En effet, l'application de l'article 89 est lourde de conséquences, notamment dans les petites communes rurales où les élus se voient contraints à financer l'école privée d'une autre commune alors qu'ils luttent pour maintenir l'existence de l'école publique sur leur territoire.

Défavorable à l'enseignement public, cette situation a rompu le caractère égalitaire et harmonieux du régime établi depuis la loi Debré, qui avait organisé le financement de l'enseignement privé et permis ainsi le maintien de ce dernier d'une manière relativement satisfaisante.

De façon globale, pour l'ensemble des communes concernées, le coût annuel engendré par la mise en oeuvre du dispositif de l'article 89 est évalué à 60 millions d'euros par l'AMF, et à beaucoup plus par d'autres.

Permettez-moi de développer ce point. L'article 89 de la loi du 13 août 2004 a contribué à augmenter le nombre d'enfants scolarisés dans les écoles primaires privées sous contrat d'association bénéficiaires d'un forfait communal. Le forfait communal appliqué aux élèves scolarisés dans l'enseignement primaire privé sous contrat d'association est très variable selon les communes et selon les départements. Il semble s'établir, en moyenne, autour de 400 à 500 euros par an et par élève. Les élèves scolarisés dans une classe élémentaire d'une école privée sous contrat d'association située hors de leur commune de résidence représenteraient, par ailleurs, environ 35 % de l'ensemble des élèves scolarisés dans ces classes, soit plus de 120 000 élèves. C'est ainsi que l'on peut estimer à plus de 60 millions d'euros le coût de l'article 89 de la loi du 13 août 2004 pour les communes.
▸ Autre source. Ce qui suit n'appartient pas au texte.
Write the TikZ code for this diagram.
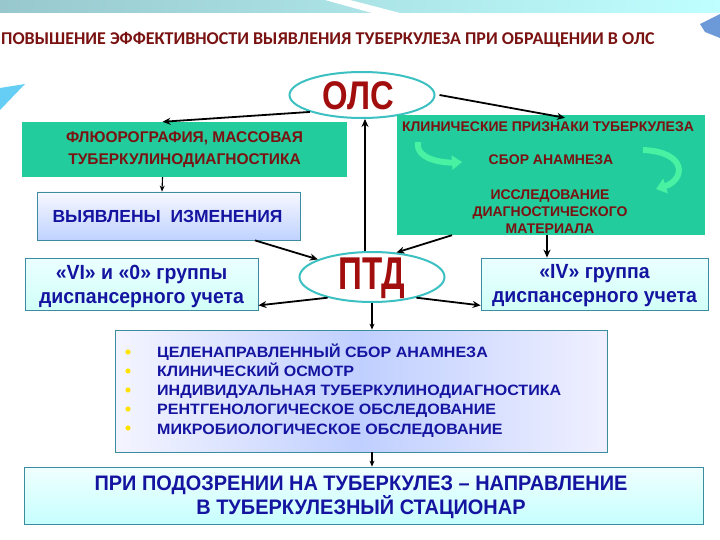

Cette disposition, coûteuse pour les finances communales, intervient alors que la loi de finances de 2008 a remis en cause le contrat de croissance et de solidarité qui assurait une progression annuelle supérieure à l'inflation des dotations de l'État aux collectivités territoriales. Des efforts supplémentaires sont ainsi demandés aux communes, alors même que leurs marges financières se réduisent.

D'autre part, la comparaison des obligations nouvelles de financement pour les élèves scolarisés dans le privé hors du territoire communal et de celles qui incombent aux départements et aux régions, respectivement pour les élèves des collèges privés et les élèves des lycées privés scolarisés hors de leur circonscription de résidence, illustre le fait que les contraintes financières imposées aux communes en matière de financement de l'enseignement privé sont plus lourdes que celles qui sont imposées aux départements ou aux régions.